- Pitcher
- Born: December 9, 1909 Enterprise, Ohio, U.S.
- Died: March 16, 1987 (aged 77) Westerville, Ohio, U.S.
- Batted: RightThrew: Right

MLB debut
- September 17, 1930, for the Boston Red Sox

Last MLB appearance
- July 15, 1934, for the Washington Senators

MLB statistics
- Won–lost record: 30–28
- Earned run average: 5.05
- Strikeouts: 87
- Stats at Baseball Reference

Teams
- Boston Red Sox (1930–1933); Philadelphia Athletics (1934); Washington Senators (1934);

= Bob Kline =

American baseball player (1909–1987)

Robert George Kline [Junior] (December 9, 1909 - March 16, 1987) was an American pitcher in Major League Baseball who played for three teams between the 1930 and 1934 seasons. Listed at 6' 3", 200 lb., Kline batted and threw right-handed. He was born in Enterprise, Ohio.

==Career==

A fastball thrower, Kline started and filled various relief roles coming out of the bullpen as a closer, middle reliever, and set-up man. He entered the majors in 1930 with the Boston Red Sox, playing for them four years before joining the Philadelphia Athletics (1934) and Washington Senators (1934). While in Boston, he learned to pitch a sinker from roommate Wilcy Moore which helped him to win 11 games in 1932.

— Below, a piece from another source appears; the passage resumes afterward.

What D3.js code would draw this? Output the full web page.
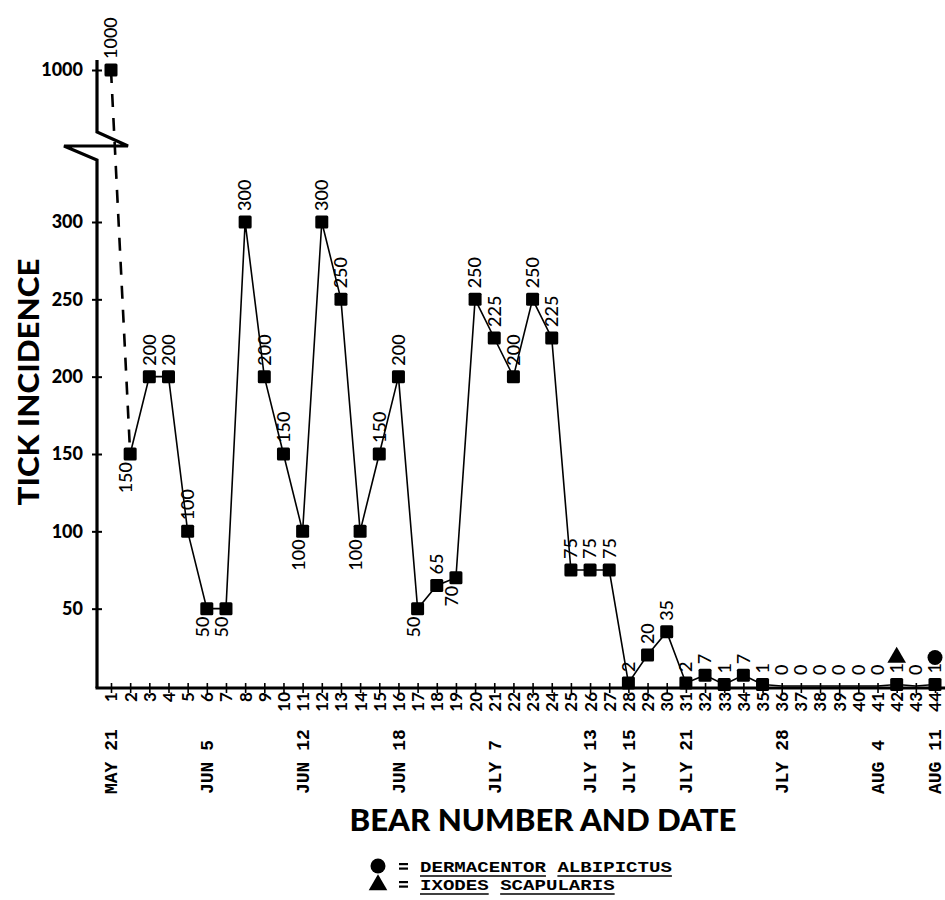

On October 1, 1933, Kline was the opposing pitcher at Yankee Stadium during the last pitching appearance for Babe Ruth.

At the end of the season, Kline was sent by Boston, along with Rabbit Warstler and cash, to the Athletics in a transaction that brought Lefty Grove, Rube Walberg and Max Bishop to the Red Sox. He split the season with Philadelphia and Washington, collecting seven relief wins to lead the American League pitchers after his contract was sold to the Senators on June 23, 1934.

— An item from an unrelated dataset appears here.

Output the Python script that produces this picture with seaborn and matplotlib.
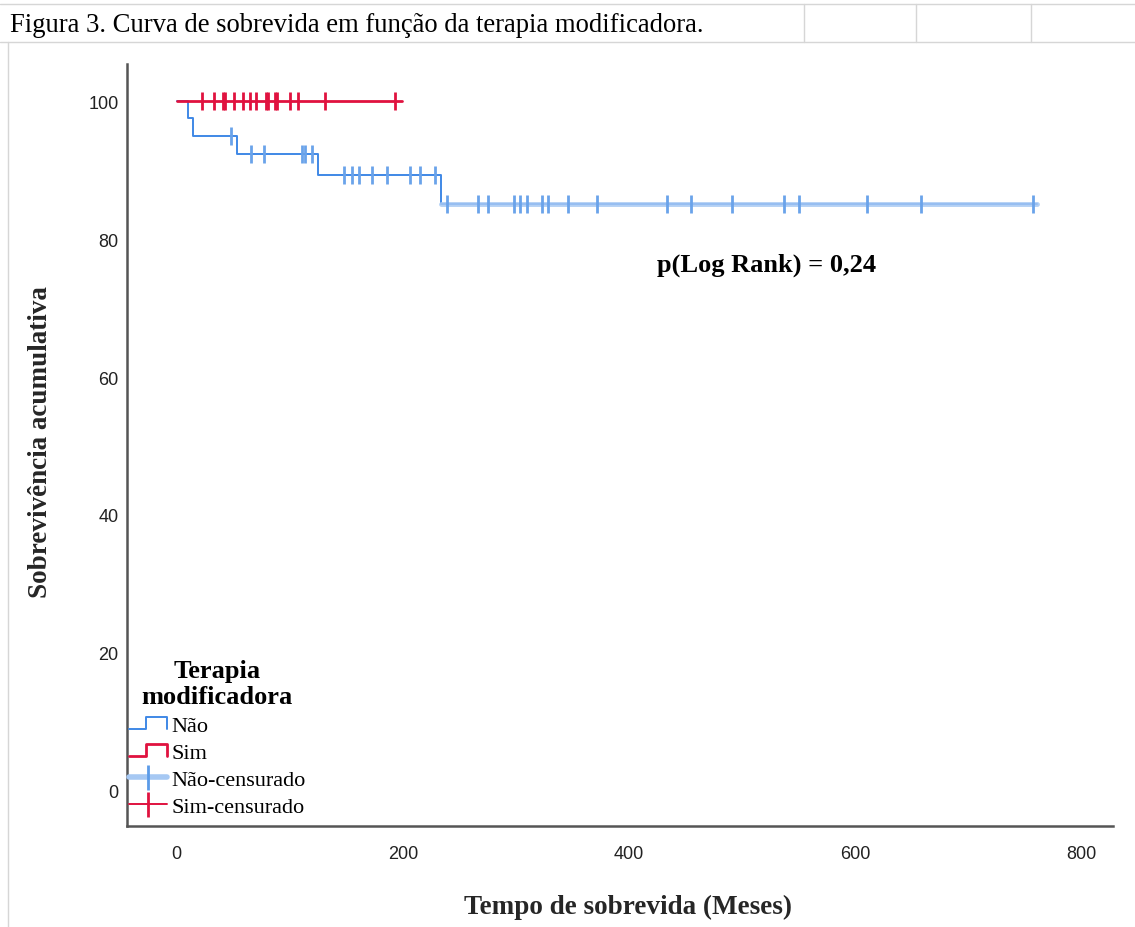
import numpy as np
import pandas as pd
import matplotlib
matplotlib.use('Agg')
import matplotlib.pyplot as plt
import seaborn as sns
from matplotlib.lines import Line2D
from matplotlib.legend_handler import HandlerBase

# =========================
# dados (tempo em meses, sobrevida em %)
# =========================
nao_tempo = [0, 10, 14, 53, 125, 234, 761]
nao_sobrevida = [100, 97.5, 95.0, 92.4, 89.3, 85.1, 85.1]

nao_cens_tempo = [48, 66, 77, 111, 113, 120, 148, 155, 161, 173, 186, 206, 215, 228,
                  239, 266, 275, 298, 304, 310, 323, 328, 346, 372, 434, 455, 491,
                  537, 550, 610, 658, 757]
nao_cens_sobrevida = [95.0, 92.4, 92.4, 92.4, 92.4, 92.4, 89.3, 89.3, 89.3, 89.3, 89.3,
                      89.3, 89.3, 89.3, 85.1, 85.1, 85.1, 85.1, 85.1, 85.1, 85.1, 85.1,
                      85.1, 85.1, 85.1, 85.1, 85.1, 85.1, 85.1, 85.1, 85.1, 85.1]

sim_tempo = [0, 199]
sim_sobrevida = [100, 100]

sim_cens_tempo = [22, 33, 41, 43, 51, 59, 65, 70, 79, 81, 87, 89, 100, 107, 131, 193]
sim_cens_sobrevida = [100, 100, 100, 100, 100, 100, 100, 100, 100, 100, 100, 100,
                      100, 100, 100, 100]

x_ticks = [0, 200, 400, 600, 800]
y_ticks = [0, 20, 40, 60, 80, 100]

# cores
azul = '#3f88e6'
azul_claro = '#a6c8f3'
vermelho = '#e0123f'

# =========================
# figura
# =========================
sns.set_theme(style='white')
plt.rcParams['font.family'] = ['Liberation Serif', 'DejaVu Serif']
plt.rcParams['text.color'] = '#000000'

W, H = 1135, 928
fig = plt.figure(figsize=(W / 100, H / 100), dpi=100)
ax = fig.add_axes([127 / W, 1 - 827 / H, (1113 - 127) / W, (827 - 65) / H])

# curvas de sobrevida + faixa clara no ultimo patamar (so censuras)
sns.lineplot(x=nao_tempo, y=nao_sobrevida, drawstyle='steps-post', color=azul,
             linewidth=1.4, estimator=None, ax=ax)
sns.lineplot(x=nao_tempo[-2:], y=nao_sobrevida[-2:], color=azul_claro,
             linewidth=3.5, alpha=0.85, estimator=None, ax=ax)
sns.lineplot(x=sim_tempo, y=sim_sobrevida, drawstyle='steps-post', color=vermelho,
             linewidth=2, estimator=None, ax=ax)

sns.scatterplot(x=nao_cens_tempo, y=nao_cens_sobrevida, marker='|', s=150,
                linewidth=2, color='#6aa3ea', ax=ax, zorder=4)
sns.scatterplot(x=sim_cens_tempo, y=sim_cens_sobrevida, marker='|', s=150,
                linewidth=2, color=vermelho, ax=ax, zorder=4)

ax.set_xlim(-44, 828)
ax.set_ylim(-5.1, 105.4)
ax.set_xticks(x_ticks)
ax.set_yticks(y_ticks)

tick_font = ['Liberation Sans Narrow', 'Liberation Sans', 'DejaVu Sans']
for lab in ax.get_xticklabels() + ax.get_yticklabels():
    lab.set_family(tick_font)
    lab.set_fontsize(13)
    lab.set_color('#222222')
ax.tick_params(axis='both', length=0)
ax.tick_params(axis='x', pad=14)
ax.tick_params(axis='y', pad=6)

for side in ['top', 'right']:
    ax.spines[side].set_visible(False)
for side in ['left', 'bottom']:
    ax.spines[side].set_color('#555555')
    ax.spines[side].set_linewidth(1.8)

ax.set_xlabel('Tempo de sobrevida (Meses)', fontsize=19.5, fontweight='bold')
ax.set_ylabel('Sobrevivência acumulativa', fontsize=19.5, fontweight='bold')
ax.xaxis.set_label_coords(0.508, -0.089)
ax.yaxis.set_label_coords(-0.075, 0.505)

ax.text(522, 76.4, 'p(Log Rank) = 0,24', ha='center', va='center',
        fontsize=19, fontweight='bold')


# =========================
# legenda com icone em degrau
# =========================
class StepHandler(HandlerBase):
    def create_artists(self, legend, orig_handle, xdescent, ydescent, width, height,
                       fontsize, trans):
        x0, y0 = -xdescent, -ydescent
        xm = x0 + 0.45 * width
        xs = [x0, xm, xm, x0 + width, x0 + width]
        ys = [y0 + 0.1 * height, y0 + 0.1 * height, y0 + 0.9 * height,
              y0 + 0.9 * height, y0 + 0.1 * height]
        line = Line2D(xs, ys, color=orig_handle.get_color(),
                      linewidth=orig_handle.get_linewidth(), transform=trans)
        return [line]


h_nao = Line2D([], [], color=azul, linewidth=1.4)
h_sim = Line2D([], [], color=vermelho, linewidth=2)
h_nao_c = Line2D([], [], color=azul_claro, linewidth=4, marker='|', markersize=18,
                 markeredgecolor='#5b9be8', markeredgewidth=2)
h_sim_c = Line2D([], [], color=vermelho, linewidth=1.4, marker='|', markersize=18,
                 markeredgecolor=vermelho, markeredgewidth=2)

leg = ax.legend([h_nao, h_sim, h_nao_c, h_sim_c],
                ['Não', 'Sim', 'Não-censurado', 'Sim-censurado'],
                title='Terapia\nmodificadora', loc='lower left',
                bbox_to_anchor=(-0.012, -0.006), frameon=False, fontsize=16,
                handlelength=1.75, handletextpad=0.2, labelspacing=0.3,
                numpoints=1, borderaxespad=0.2,
                title_fontproperties={'size': 19, 'weight': 'bold'},
                handler_map={h_nao: StepHandler(), h_sim: StepHandler()})
leg.get_title().set_multialignment('center')

# =========================
# linhas da planilha ao redor da figura
# =========================
grade = '#d6d6d6'
fig.add_artist(Line2D([0, 1], [1 - 5 / H, 1 - 5 / H], transform=fig.transFigure,
                      color=grade, linewidth=1))
fig.add_artist(Line2D([0, 1], [1 - 43 / H, 1 - 43 / H], transform=fig.transFigure,
                      color=grade, linewidth=1))
for xp in [804, 916, 1031]:
    fig.add_artist(Line2D([xp / W, xp / W], [1 - 5 / H, 1 - 43 / H],
                          transform=fig.transFigure, color=grade, linewidth=1))
fig.add_artist(Line2D([8 / W, 8 / W], [0, 1 - 43 / H], transform=fig.transFigure,
                      color=grade, linewidth=1))

fig.text(10 / W, 1 - 26 / H, 'Figura 3. Curva de sobrevida em função da terapia modificadora.',
         ha='left', va='center', fontsize=19.2, color='#000000')

fig.savefig('out.png', dpi=100)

In a five-season career, Kline posted a 30–28 record with 87 strikeouts and a 5.05 earned run average in 148 appearances, including 37 starts, eight complete games, one shutout, seven saves, and 441 2/3 innings of work.

Following his playing career, Kline managed the 1946 Marion Cardinals and 1947 Johnson City Cardinals. He died in Westerville, Ohio, at age 77.